_Collected data_.
+===+
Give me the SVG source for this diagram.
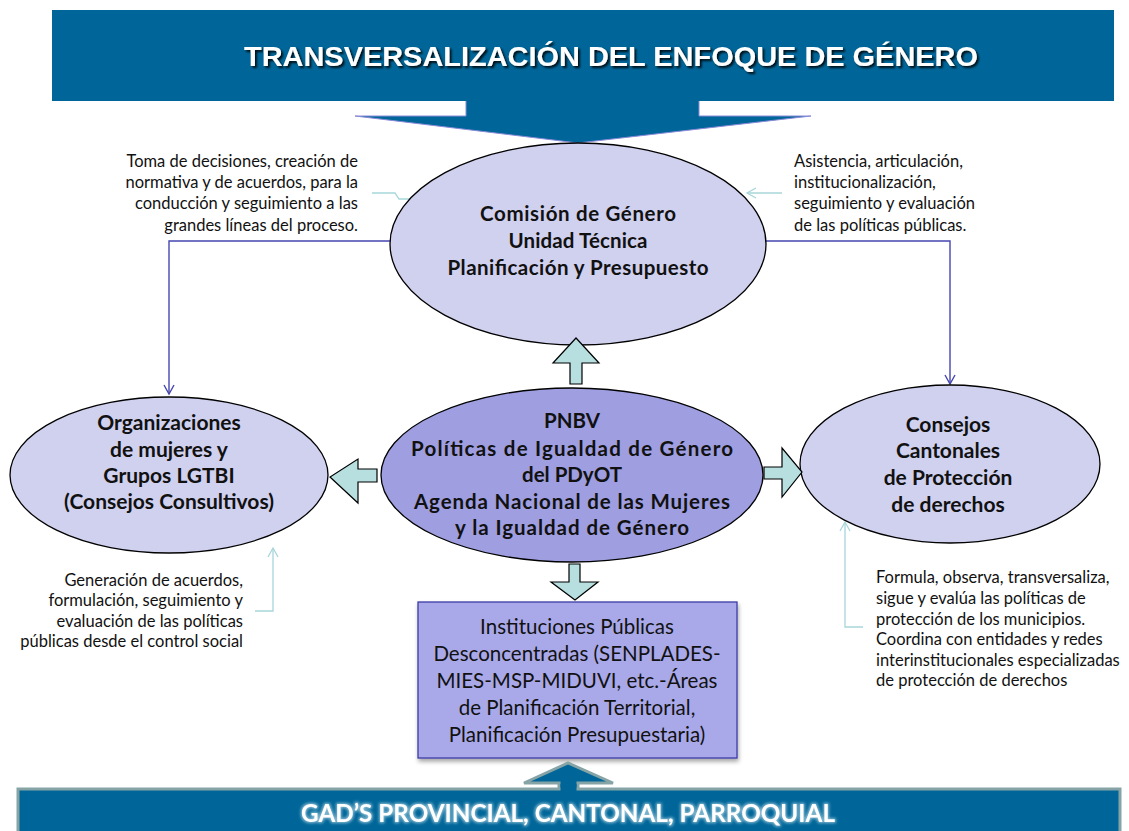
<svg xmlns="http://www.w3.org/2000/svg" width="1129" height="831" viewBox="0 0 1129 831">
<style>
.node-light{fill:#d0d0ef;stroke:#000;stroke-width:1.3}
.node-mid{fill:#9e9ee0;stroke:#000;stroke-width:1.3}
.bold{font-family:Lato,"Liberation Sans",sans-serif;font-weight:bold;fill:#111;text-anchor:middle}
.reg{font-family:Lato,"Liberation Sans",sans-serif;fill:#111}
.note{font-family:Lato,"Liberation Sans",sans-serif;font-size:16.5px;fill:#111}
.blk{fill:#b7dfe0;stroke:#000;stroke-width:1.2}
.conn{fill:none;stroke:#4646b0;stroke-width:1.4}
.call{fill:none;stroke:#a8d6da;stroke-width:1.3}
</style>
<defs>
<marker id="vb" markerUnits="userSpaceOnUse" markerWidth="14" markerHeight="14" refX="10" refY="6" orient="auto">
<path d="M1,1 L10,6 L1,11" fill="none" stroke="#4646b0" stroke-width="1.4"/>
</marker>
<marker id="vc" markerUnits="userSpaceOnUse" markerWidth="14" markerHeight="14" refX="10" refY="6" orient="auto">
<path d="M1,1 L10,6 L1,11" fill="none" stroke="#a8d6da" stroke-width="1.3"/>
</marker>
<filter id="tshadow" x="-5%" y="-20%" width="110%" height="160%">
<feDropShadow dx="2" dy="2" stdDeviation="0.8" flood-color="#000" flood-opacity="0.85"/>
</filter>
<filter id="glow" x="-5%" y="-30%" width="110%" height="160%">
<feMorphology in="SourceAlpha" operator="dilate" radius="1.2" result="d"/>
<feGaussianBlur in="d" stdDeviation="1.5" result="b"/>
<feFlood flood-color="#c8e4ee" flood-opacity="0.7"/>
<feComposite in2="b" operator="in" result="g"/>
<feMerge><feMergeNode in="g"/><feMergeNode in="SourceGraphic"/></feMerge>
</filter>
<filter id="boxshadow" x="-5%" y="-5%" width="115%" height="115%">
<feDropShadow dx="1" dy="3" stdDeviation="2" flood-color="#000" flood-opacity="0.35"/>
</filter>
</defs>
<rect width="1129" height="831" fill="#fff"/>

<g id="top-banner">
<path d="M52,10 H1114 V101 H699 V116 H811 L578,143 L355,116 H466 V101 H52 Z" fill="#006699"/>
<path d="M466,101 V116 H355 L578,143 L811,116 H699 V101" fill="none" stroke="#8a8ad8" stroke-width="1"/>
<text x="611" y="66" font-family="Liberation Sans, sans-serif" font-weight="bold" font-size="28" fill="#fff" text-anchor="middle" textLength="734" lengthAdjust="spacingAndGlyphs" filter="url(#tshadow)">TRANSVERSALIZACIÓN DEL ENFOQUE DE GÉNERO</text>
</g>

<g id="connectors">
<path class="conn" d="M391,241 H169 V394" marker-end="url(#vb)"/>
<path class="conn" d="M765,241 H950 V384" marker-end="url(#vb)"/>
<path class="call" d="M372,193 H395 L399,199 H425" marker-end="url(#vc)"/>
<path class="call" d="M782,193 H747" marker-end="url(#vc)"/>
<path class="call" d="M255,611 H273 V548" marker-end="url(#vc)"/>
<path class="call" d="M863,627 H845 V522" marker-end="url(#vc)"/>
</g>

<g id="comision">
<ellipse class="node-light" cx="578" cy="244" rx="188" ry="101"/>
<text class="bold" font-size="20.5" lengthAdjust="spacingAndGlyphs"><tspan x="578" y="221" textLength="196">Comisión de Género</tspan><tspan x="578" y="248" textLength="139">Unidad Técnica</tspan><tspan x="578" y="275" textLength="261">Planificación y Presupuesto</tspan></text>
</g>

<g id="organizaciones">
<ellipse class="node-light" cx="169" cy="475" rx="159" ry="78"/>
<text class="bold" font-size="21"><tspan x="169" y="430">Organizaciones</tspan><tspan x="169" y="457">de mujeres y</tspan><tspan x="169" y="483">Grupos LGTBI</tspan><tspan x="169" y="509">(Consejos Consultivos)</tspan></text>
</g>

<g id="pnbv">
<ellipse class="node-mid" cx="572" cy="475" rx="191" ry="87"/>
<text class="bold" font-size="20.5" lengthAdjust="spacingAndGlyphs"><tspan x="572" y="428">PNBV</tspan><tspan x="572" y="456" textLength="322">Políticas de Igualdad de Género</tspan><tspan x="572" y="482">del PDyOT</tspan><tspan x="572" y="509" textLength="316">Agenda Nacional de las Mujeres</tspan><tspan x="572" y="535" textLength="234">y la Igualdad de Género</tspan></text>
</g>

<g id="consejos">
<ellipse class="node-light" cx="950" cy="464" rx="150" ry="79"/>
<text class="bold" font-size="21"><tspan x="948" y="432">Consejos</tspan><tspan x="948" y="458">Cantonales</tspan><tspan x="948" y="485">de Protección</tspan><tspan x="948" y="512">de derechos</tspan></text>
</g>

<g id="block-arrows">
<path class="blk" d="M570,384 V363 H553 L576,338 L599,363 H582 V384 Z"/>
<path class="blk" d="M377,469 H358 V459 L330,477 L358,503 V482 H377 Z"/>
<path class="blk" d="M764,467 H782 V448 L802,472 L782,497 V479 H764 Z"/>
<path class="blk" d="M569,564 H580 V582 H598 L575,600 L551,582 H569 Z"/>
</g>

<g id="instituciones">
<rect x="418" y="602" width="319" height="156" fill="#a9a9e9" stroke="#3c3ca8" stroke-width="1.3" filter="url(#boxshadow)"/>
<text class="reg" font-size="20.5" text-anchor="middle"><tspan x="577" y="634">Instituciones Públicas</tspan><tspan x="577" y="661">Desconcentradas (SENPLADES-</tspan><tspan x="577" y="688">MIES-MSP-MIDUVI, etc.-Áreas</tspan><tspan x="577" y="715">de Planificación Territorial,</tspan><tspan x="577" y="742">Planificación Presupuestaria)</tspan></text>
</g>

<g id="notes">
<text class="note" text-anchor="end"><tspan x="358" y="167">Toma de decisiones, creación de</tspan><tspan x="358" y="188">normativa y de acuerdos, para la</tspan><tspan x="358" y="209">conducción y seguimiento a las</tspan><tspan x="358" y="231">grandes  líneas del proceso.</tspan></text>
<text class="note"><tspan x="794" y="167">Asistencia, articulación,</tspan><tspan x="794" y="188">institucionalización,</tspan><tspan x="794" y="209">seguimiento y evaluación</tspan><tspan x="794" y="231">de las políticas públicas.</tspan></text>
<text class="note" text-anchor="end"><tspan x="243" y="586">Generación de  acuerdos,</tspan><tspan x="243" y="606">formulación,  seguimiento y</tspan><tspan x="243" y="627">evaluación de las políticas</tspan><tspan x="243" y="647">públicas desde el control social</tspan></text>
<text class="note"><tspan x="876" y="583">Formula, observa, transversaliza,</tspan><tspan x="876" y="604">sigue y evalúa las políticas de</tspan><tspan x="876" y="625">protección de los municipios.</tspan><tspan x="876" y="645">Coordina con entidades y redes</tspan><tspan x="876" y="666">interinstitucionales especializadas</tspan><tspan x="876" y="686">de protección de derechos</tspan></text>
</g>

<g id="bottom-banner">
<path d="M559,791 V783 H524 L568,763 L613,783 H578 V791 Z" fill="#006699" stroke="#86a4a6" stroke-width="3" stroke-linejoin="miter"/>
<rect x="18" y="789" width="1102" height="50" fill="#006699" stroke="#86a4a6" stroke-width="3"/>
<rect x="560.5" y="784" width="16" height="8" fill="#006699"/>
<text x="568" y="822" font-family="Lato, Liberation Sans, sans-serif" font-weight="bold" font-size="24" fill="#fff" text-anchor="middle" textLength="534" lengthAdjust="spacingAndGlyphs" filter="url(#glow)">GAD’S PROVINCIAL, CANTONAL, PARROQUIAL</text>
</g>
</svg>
+===+
Transcribe each line above verbatim, with the pictures left out.

Give me the SVG source for this diagram.
<svg xmlns="http://www.w3.org/2000/svg" width="1129" height="831" viewBox="0 0 1129 831">
<style>
.node-light{fill:#d0d0ef;stroke:#000;stroke-width:1.3}
.node-mid{fill:#9e9ee0;stroke:#000;stroke-width:1.3}
.bold{font-family:Lato,"Liberation Sans",sans-serif;font-weight:bold;fill:#111;text-anchor:middle}
.reg{font-family:Lato,"Liberation Sans",sans-serif;fill:#111}
.note{font-family:Lato,"Liberation Sans",sans-serif;font-size:16.5px;fill:#111}
.blk{fill:#b7dfe0;stroke:#000;stroke-width:1.2}
.conn{fill:none;stroke:#4646b0;stroke-width:1.4}
.call{fill:none;stroke:#a8d6da;stroke-width:1.3}
</style>
<defs>
<marker id="vb" markerUnits="userSpaceOnUse" markerWidth="14" markerHeight="14" refX="10" refY="6" orient="auto">
<path d="M1,1 L10,6 L1,11" fill="none" stroke="#4646b0" stroke-width="1.4"/>
</marker>
<marker id="vc" markerUnits="userSpaceOnUse" markerWidth="14" markerHeight="14" refX="10" refY="6" orient="auto">
<path d="M1,1 L10,6 L1,11" fill="none" stroke="#a8d6da" stroke-width="1.3"/>
</marker>
<filter id="tshadow" x="-5%" y="-20%" width="110%" height="160%">
<feDropShadow dx="2" dy="2" stdDeviation="0.8" flood-color="#000" flood-opacity="0.85"/>
</filter>
<filter id="glow" x="-5%" y="-30%" width="110%" height="160%">
<feMorphology in="SourceAlpha" operator="dilate" radius="1.2" result="d"/>
<feGaussianBlur in="d" stdDeviation="1.5" result="b"/>
<feFlood flood-color="#c8e4ee" flood-opacity="0.7"/>
<feComposite in2="b" operator="in" result="g"/>
<feMerge><feMergeNode in="g"/><feMergeNode in="SourceGraphic"/></feMerge>
</filter>
<filter id="boxshadow" x="-5%" y="-5%" width="115%" height="115%">
<feDropShadow dx="1" dy="3" stdDeviation="2" flood-color="#000" flood-opacity="0.35"/>
</filter>
</defs>
<rect width="1129" height="831" fill="#fff"/>

<g id="top-banner">
<path d="M52,10 H1114 V101 H699 V116 H811 L578,143 L355,116 H466 V101 H52 Z" fill="#006699"/>
<path d="M466,101 V116 H355 L578,143 L811,116 H699 V101" fill="none" stroke="#8a8ad8" stroke-width="1"/>
<text x="611" y="66" font-family="Liberation Sans, sans-serif" font-weight="bold" font-size="28" fill="#fff" text-anchor="middle" textLength="734" lengthAdjust="spacingAndGlyphs" filter="url(#tshadow)">TRANSVERSALIZACIÓN DEL ENFOQUE DE GÉNERO</text>
</g>

<g id="connectors">
<path class="conn" d="M391,241 H169 V394" marker-end="url(#vb)"/>
<path class="conn" d="M765,241 H950 V384" marker-end="url(#vb)"/>
<path class="call" d="M372,193 H395 L399,199 H425" marker-end="url(#vc)"/>
<path class="call" d="M782,193 H747" marker-end="url(#vc)"/>
<path class="call" d="M255,611 H273 V548" marker-end="url(#vc)"/>
<path class="call" d="M863,627 H845 V522" marker-end="url(#vc)"/>
</g>

<g id="comision">
<ellipse class="node-light" cx="578" cy="244" rx="188" ry="101"/>
<text class="bold" font-size="20.5" lengthAdjust="spacingAndGlyphs"><tspan x="578" y="221" textLength="196">Comisión de Género</tspan><tspan x="578" y="248" textLength="139">Unidad Técnica</tspan><tspan x="578" y="275" textLength="261">Planificación y Presupuesto</tspan></text>
</g>

<g id="organizaciones">
<ellipse class="node-light" cx="169" cy="475" rx="159" ry="78"/>
<text class="bold" font-size="21"><tspan x="169" y="430">Organizaciones</tspan><tspan x="169" y="457">de mujeres y</tspan><tspan x="169" y="483">Grupos LGTBI</tspan><tspan x="169" y="509">(Consejos Consultivos)</tspan></text>
</g>

<g id="pnbv">
<ellipse class="node-mid" cx="572" cy="475" rx="191" ry="87"/>
<text class="bold" font-size="20.5" lengthAdjust="spacingAndGlyphs"><tspan x="572" y="428">PNBV</tspan><tspan x="572" y="456" textLength="322">Políticas de Igualdad de Género</tspan><tspan x="572" y="482">del PDyOT</tspan><tspan x="572" y="509" textLength="316">Agenda Nacional de las Mujeres</tspan><tspan x="572" y="535" textLength="234">y la Igualdad de Género</tspan></text>
</g>

<g id="consejos">
<ellipse class="node-light" cx="950" cy="464" rx="150" ry="79"/>
<text class="bold" font-size="21"><tspan x="948" y="432">Consejos</tspan><tspan x="948" y="458">Cantonales</tspan><tspan x="948" y="485">de Protección</tspan><tspan x="948" y="512">de derechos</tspan></text>
</g>

<g id="block-arrows">
<path class="blk" d="M570,384 V363 H553 L576,338 L599,363 H582 V384 Z"/>
<path class="blk" d="M377,469 H358 V459 L330,477 L358,503 V482 H377 Z"/>
<path class="blk" d="M764,467 H782 V448 L802,472 L782,497 V479 H764 Z"/>
<path class="blk" d="M569,564 H580 V582 H598 L575,600 L551,582 H569 Z"/>
</g>

<g id="instituciones">
<rect x="418" y="602" width="319" height="156" fill="#a9a9e9" stroke="#3c3ca8" stroke-width="1.3" filter="url(#boxshadow)"/>
<text class="reg" font-size="20.5" text-anchor="middle"><tspan x="577" y="634">Instituciones Públicas</tspan><tspan x="577" y="661">Desconcentradas (SENPLADES-</tspan><tspan x="577" y="688">MIES-MSP-MIDUVI, etc.-Áreas</tspan><tspan x="577" y="715">de Planificación Territorial,</tspan><tspan x="577" y="742">Planificación Presupuestaria)</tspan></text>
</g>

<g id="notes">
<text class="note" text-anchor="end"><tspan x="358" y="167">Toma de decisiones, creación de</tspan><tspan x="358" y="188">normativa y de acuerdos, para la</tspan><tspan x="358" y="209">conducción y seguimiento a las</tspan><tspan x="358" y="231">grandes  líneas del proceso.</tspan></text>
<text class="note"><tspan x="794" y="167">Asistencia, articulación,</tspan><tspan x="794" y="188">institucionalización,</tspan><tspan x="794" y="209">seguimiento y evaluación</tspan><tspan x="794" y="231">de las políticas públicas.</tspan></text>
<text class="note" text-anchor="end"><tspan x="243" y="586">Generación de  acuerdos,</tspan><tspan x="243" y="606">formulación,  seguimiento y</tspan><tspan x="243" y="627">evaluación de las políticas</tspan><tspan x="243" y="647">públicas desde el control social</tspan></text>
<text class="note"><tspan x="876" y="583">Formula, observa, transversaliza,</tspan><tspan x="876" y="604">sigue y evalúa las políticas de</tspan><tspan x="876" y="625">protección de los municipios.</tspan><tspan x="876" y="645">Coordina con entidades y redes</tspan><tspan x="876" y="666">interinstitucionales especializadas</tspan><tspan x="876" y="686">de protección de derechos</tspan></text>
</g>

<g id="bottom-banner">
<path d="M559,791 V783 H524 L568,763 L613,783 H578 V791 Z" fill="#006699" stroke="#86a4a6" stroke-width="3" stroke-linejoin="miter"/>
<rect x="18" y="789" width="1102" height="50" fill="#006699" stroke="#86a4a6" stroke-width="3"/>
<rect x="560.5" y="784" width="16" height="8" fill="#006699"/>
<text x="568" y="822" font-family="Lato, Liberation Sans, sans-serif" font-weight="bold" font-size="24" fill="#fff" text-anchor="middle" textLength="534" lengthAdjust="spacingAndGlyphs" filter="url(#glow)">GAD’S PROVINCIAL, CANTONAL, PARROQUIAL</text>
</g>
</svg>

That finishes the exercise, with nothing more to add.